Question for developers - using all computational cores during optimisation - page 4

 
Boris Egorov:

You will go far with such a message... Slava, by the way, is one of the main developers of MT, he knows how the algorithm works.

I'm telling you, just give me the optimisation set of the standard EA, which leads to the same results. You had some parameters optimised before, now others. Perhaps the automatic switch to genetics with all that it implies has triggered.

Add some constructiveness and the problem will be solved much faster.

 
Andrey Khatimlianskii:

If you really want to change and not just grumble (like me), why not give the developers a reproducible example where kernels are disabled/standby?

Maybe based on the standard EA (if it's also playable), but with as much detail as possible, so they can replicate the behaviour for themselves.

ga

is that clearer?

only local agents are used, 6 out of 8 are enabled, 3 fall off immediately after the first batch of jobs
 
Sergey Chalyshev:

is that clearer?

only local agents are used, 6 out of 8 are enabled, 3 fall off immediately after the first batch of jobs

It's much more constructive that way.

Attach the tester's log and the log of one of the agents who finished early:


 
Andrey Khatimlianskii:

This is much more constructive.

Attach the tester log and the log of one of the agents who finished early:


Log of the tester, the working agent and the one that failed:

Files:
 
Sergey Chalyshev:

Log of tester, working agent and failed agent:

Now we wait for @Slava's response

Looks like genetics stopped engaging some of the cores after generation 3:

01:00:50.723    Tester  Best result 5681.165275 produced at generation 1. Next generation 4

Figured there was no point?

 

>Slava, by the way, one of the main developers of MT

Well then Slava - all hope is on you, we pray and we raise our voices .... help us from non-working network agents :-)

I would also like to thank Andrey Khatimlianskii for the logs

 
Boris Egorov:

>Slava, by the way, one of the main developers of MT

Well then Slava - all hope is on you, we pray and we raise our voices .... help us from non-working network agents :-)

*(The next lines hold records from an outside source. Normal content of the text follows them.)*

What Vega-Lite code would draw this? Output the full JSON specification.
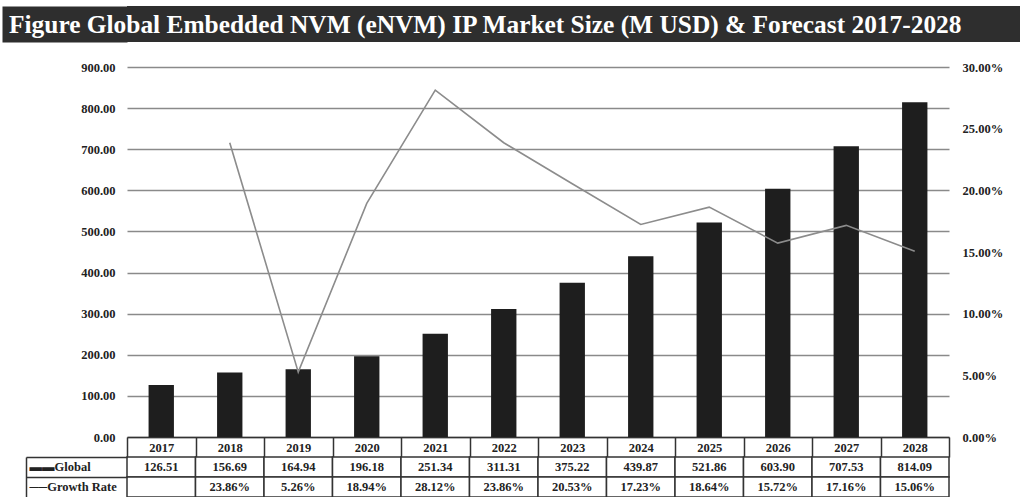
{
  "$schema": "https://vega.github.io/schema/vega-lite/v6.json",
  "padding": {"left": -16, "top": 6, "right": 0, "bottom": 0},
  "background": "white",
  "config": {
    "font": "Liberation Serif",
    "view": {"stroke": null},
    "axis": {"labelFont": "Liberation Serif", "labelFontWeight": "bold", "labelFontSize": 12.5, "labelColor": "#222", "title": null}
  },
  "datasets": {
    "market": [
      {"year": "2017", "global": 126.51, "growth": null},
      {"year": "2018", "global": 156.69, "growth": 0.2386},
      {"year": "2019", "global": 164.94, "growth": 0.0526},
      {"year": "2020", "global": 196.18, "growth": 0.1894},
      {"year": "2021", "global": 251.34, "growth": 0.2812},
      {"year": "2022", "global": 311.31, "growth": 0.2386},
      {"year": "2023", "global": 375.22, "growth": 0.2053},
      {"year": "2024", "global": 439.87, "growth": 0.1723},
      {"year": "2025", "global": 521.86, "growth": 0.1864},
      {"year": "2026", "global": 603.90, "growth": 0.1572},
      {"year": "2027", "global": 707.53, "growth": 0.1716},
      {"year": "2028", "global": 814.09, "growth": 0.1506}
    ],
    "banner": [{"t": "Figure Global Embedded NVM (eNVM) IP Market Size (M USD) & Forecast 2017-2028", "b": "banner"}]
  },
  "spacing": 19,
  "vconcat": [
    {
      "width": 893,
      "height": 36,
      "view": {"fill": "#2e2e2e", "stroke": null},
      "data": {"name": "banner"},
      "mark": {"type": "text", "color": "white", "font": "Liberation Serif", "fontWeight": "bold", "fontSize": 25.4, "align": "left", "baseline": "middle", "dx": -564.5, "dy": 1},
      "encoding": {
        "text": {"field": "t", "type": "nominal"},
        "y": {"field": "b", "type": "nominal", "scale": {"type": "point", "padding": 0.5},
          "axis": {"orient": "left", "domain": false, "labels": false, "ticks": true, "tickSize": 125, "tickWidth": 36, "tickColor": "#2e2e2e", "tickCap": "butt", "minExtent": 0}}
      }
    },
    {
      "bounds": "flush",
      "spacing": 20,
      "vconcat": [
        {
          "width": 822,
          "height": 370,
          "data": {"name": "market"},
          "encoding": {
            "x": {"field": "year", "type": "nominal", "scale": {"paddingInner": 0, "paddingOuter": 0},
              "axis": {"orient": "bottom", "labelAngle": 0, "domain": true, "domainColor": "#333", "domainWidth": 1.5, "ticks": true, "tickBand": "extent", "tickSize": 20, "tickWidth": 1.5, "tickColor": "#333", "labelPadding": -10, "labelBaseline": "middle", "labelFontSize": 12.5}}
          },
          "layer": [
            {
              "mark": {"type": "bar", "color": "#1e1e1e", "width": {"band": 0.37}},
              "encoding": {
                "y": {"field": "global", "type": "quantitative", "scale": {"domain": [0, 900]},
                  "axis": {"values": [0,100,200,300,400,500,600,700,800,900], "format": ".2f", "domain": false, "ticks": false, "labelPadding": 12, "grid": true, "gridColor": "#8a8a8a", "gridWidth": 1.5}}
              }
            },
            {
              "transform": [{"filter": "datum.growth != null"}],
              "mark": {"type": "line", "color": "#8c8c8c", "strokeWidth": 1.6},
              "encoding": {
                "y": {"field": "growth", "type": "quantitative", "scale": {"domain": [0, 0.3]},
                  "axis": {"orient": "right", "values": [0,0.05,0.1,0.15,0.2,0.25,0.3], "format": ".2%", "domain": false, "ticks": false, "labelPadding": 13, "grid": false}}
              }
            }
          ],
          "resolve": {"scale": {"y": "independent"}, "axis": {"y": "independent"}}
        },
        {
          "width": 822,
          "height": 40,
          "data": {"name": "market"},
          "encoding": {
            "x": {"field": "year", "type": "nominal", "axis": null, "scale": {"paddingInner": 0, "paddingOuter": 0}}
          },
          "layer": [
            {
              "mark": {"type": "rect", "fill": "white", "stroke": "#333", "strokeWidth": 1.5},
              "encoding": {"y": {"datum": "Global", "type": "nominal",
                "scale": {"domain": ["Global", "Growth Rate"], "paddingInner": 0, "paddingOuter": 0},
                "axis": {"orient": "left", "offset": 101, "domain": true, "domainColor": "#333", "domainWidth": 1.5, "ticks": true, "bandPosition": 0, "tickSize": -101, "tickWidth": 1.5, "tickColor": "#333",
                  "labelAlign": "left", "labelPadding": 98, "labelBaseline": "middle", "labelFontSize": 12.5,
                  "labelExpr": "datum.value === 'Global' ? '▬▬Global' : '──Growth Rate'"}}}
            },
            {
              "mark": {"type": "rect", "fill": "white", "stroke": "#333", "strokeWidth": 1.5},
              "encoding": {"y": {"datum": "Growth Rate", "type": "nominal"}}
            },
            {
              "mark": {"type": "text", "font": "Liberation Serif", "fontWeight": "bold", "fontSize": 12.5, "color": "#222"},
              "encoding": {"y": {"datum": "Global", "type": "nominal"}, "text": {"field": "global", "type": "quantitative", "format": ".2f"}}
            },
            {
              "transform": [{"filter": "datum.growth != null"}],
              "mark": {"type": "text", "font": "Liberation Serif", "fontWeight": "bold", "fontSize": 12.5, "color": "#222"},
              "encoding": {"y": {"datum": "Growth Rate", "type": "nominal"}, "text": {"field": "growth", "type": "quantitative", "format": ".2%"}}
            }
          ]
        }
      ]
    }
  ]
}
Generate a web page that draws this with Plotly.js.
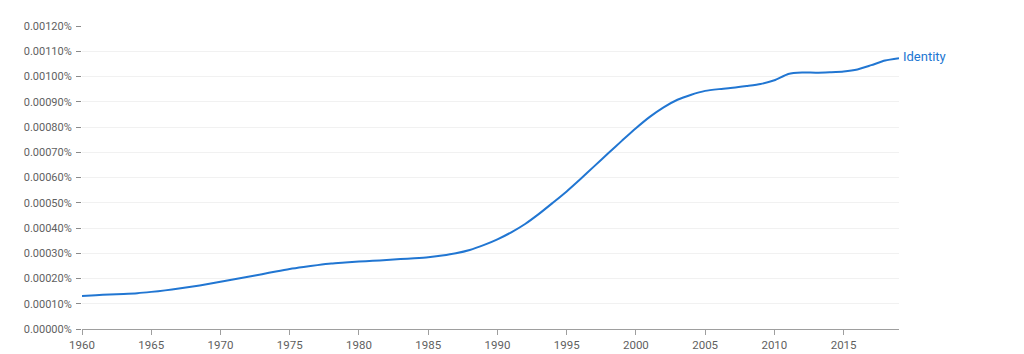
<!DOCTYPE html>
<html>
<head>
<meta charset="utf-8">
<script src="https://cdn.plot.ly/plotly-3.0.1.min.js"></script>
<style>html,body{margin:0;padding:0;background:#fff;}#chart{width:1024px;height:354px;}</style>
</head>
<body>
<div id="chart"></div>
<script>
const years = [];
for (let y = 1960; y <= 2019; y++) years.push(y);
const seriesName = "Identity";
const identityPct = [
  0.000131, 0.000134, 0.000137, 0.000139, 0.000142,
  0.000147, 0.000153, 0.000160, 0.000168, 0.000177,
  0.000187, 0.000197, 0.000207, 0.000217, 0.000228,
  0.000238, 0.000246, 0.000253, 0.000259, 0.000263,
  0.000267, 0.000270, 0.000273, 0.000277, 0.000280,
  0.000284, 0.000291, 0.000300, 0.000313, 0.000332,
  0.000355, 0.000383, 0.000416, 0.000456, 0.000500,
  0.000545, 0.000594, 0.000645, 0.000696, 0.000746,
  0.000795, 0.000840, 0.000878, 0.000908, 0.000928,
  0.000943, 0.000950, 0.000955, 0.000962, 0.000970,
  0.000985, 0.001010, 0.001016, 0.001015, 0.001017,
  0.001020, 0.001028, 0.001045, 0.001063, 0.001072
];
const xTicks = [1960, 1965, 1970, 1975, 1980, 1985, 1990, 1995, 2000, 2005, 2010, 2015];
const yTicks = [0, 0.0001, 0.0002, 0.0003, 0.0004, 0.0005, 0.0006, 0.0007, 0.0008, 0.0009, 0.0010, 0.0011, 0.0012];

const lineColor = "#2176d2";
const trace = {
  x: years, y: identityPct, type: "scatter", mode: "lines",
  line: {color: lineColor, width: 2, shape: "spline", smoothing: 0.6},
  hoverinfo: "skip", showlegend: false
};
const layout = {
  width: 1024, height: 354,
  margin: {l: 82, r: 125, t: 26, b: 25, pad: 0},
  paper_bgcolor: "#fff", plot_bgcolor: "#fff",
  font: {family: "Roboto, sans-serif", size: 11, color: "#666666"},
  xaxis: {
    range: [1960, 2019], tickvals: xTicks, ticktext: xTicks.map(String),
    showgrid: false, zeroline: false,
    showline: true, linecolor: "#9e9e9e", linewidth: 1,
    ticks: "outside", ticklen: 5, tickcolor: "#9e9e9e",
    tickfont: {family: "Roboto, sans-serif", size: 11.5, color: "#5f5f5f"}
  },
  yaxis: {
    range: [0, 0.0012], tickvals: yTicks,
    ticktext: yTicks.map(v => v.toFixed(5) + "%"),
    showgrid: true, gridcolor: "#f1f1f1", gridwidth: 1,
    zeroline: false, showline: false,
    ticks: "outside", ticklen: 5, tickcolor: "#8a8a8a", ticklabelstandoff: 2,
    tickfont: {family: "Roboto, sans-serif", size: 11, color: "#5f5f5f"}
  },
  annotations: [{
    x: years[years.length - 1], y: identityPct[identityPct.length - 1],
    xref: "x", yref: "y", text: seriesName, showarrow: false,
    xanchor: "left", yanchor: "middle", xshift: 2, yshift: 2,
    font: {family: "Roboto, sans-serif", size: 13, color: lineColor}
  }]
};
Plotly.newPlot("chart", [trace], layout, {staticPlot: true, displayModeBar: false});
</script>
</body>
</html>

I would also like to thank Andrey Khatimlianskii for the logs

We are working on it. Renat on page 2 promised
 
Andrey Khatimlianskii:

Now we wait for @Slava's response

Looks like genetics stopped engaging some of the cores after generation 3:

Figured there was no point?

No.

There's more in the log.

NQ      3       01:02:43.436    Tester  stopped by user

Confirmed by agent logs

FL      0       01:02:43.434    127.0.0.1       tester forced to stop
JJ      0       01:02:43.439    Tester  29 of 85 passes processed (29 successfully finished) in 0:00:06.976
 

I would like to point out that there are actually two problems with downtime.

With genetics there is a waiting period for the end of the generation calculation. It is not clear whether rebalancing of the job package is possible in this case.

With slow optimization, downtime of previously freed agents can be avoided by dynamically reallocating jobs. Developers did not do this, and now jobs are being distributed at the beginning of optimization. They did not do this because the same distribution algorithm is applied when using cloud agents, and taking jobs away from them is "inappropriate". It is worth separating the methodology for on-premises and cloud agents.

In the meantime, the developers have, relatively recently, improved the methodology slightly, leaving a small reserve for agents who have finished work early. Unfortunately, this doesn't always save the day. In addition, this reserve is the remainder of the division of tasks by the number of agents, so it can be equal to zero.

 
Slava:

No.

There is another entry in the log

Confirmed by the agent's logs.

So that's afterwards, at the end. The agents dropped out earlier, at 01:00:50, and you can see it in the log and the video.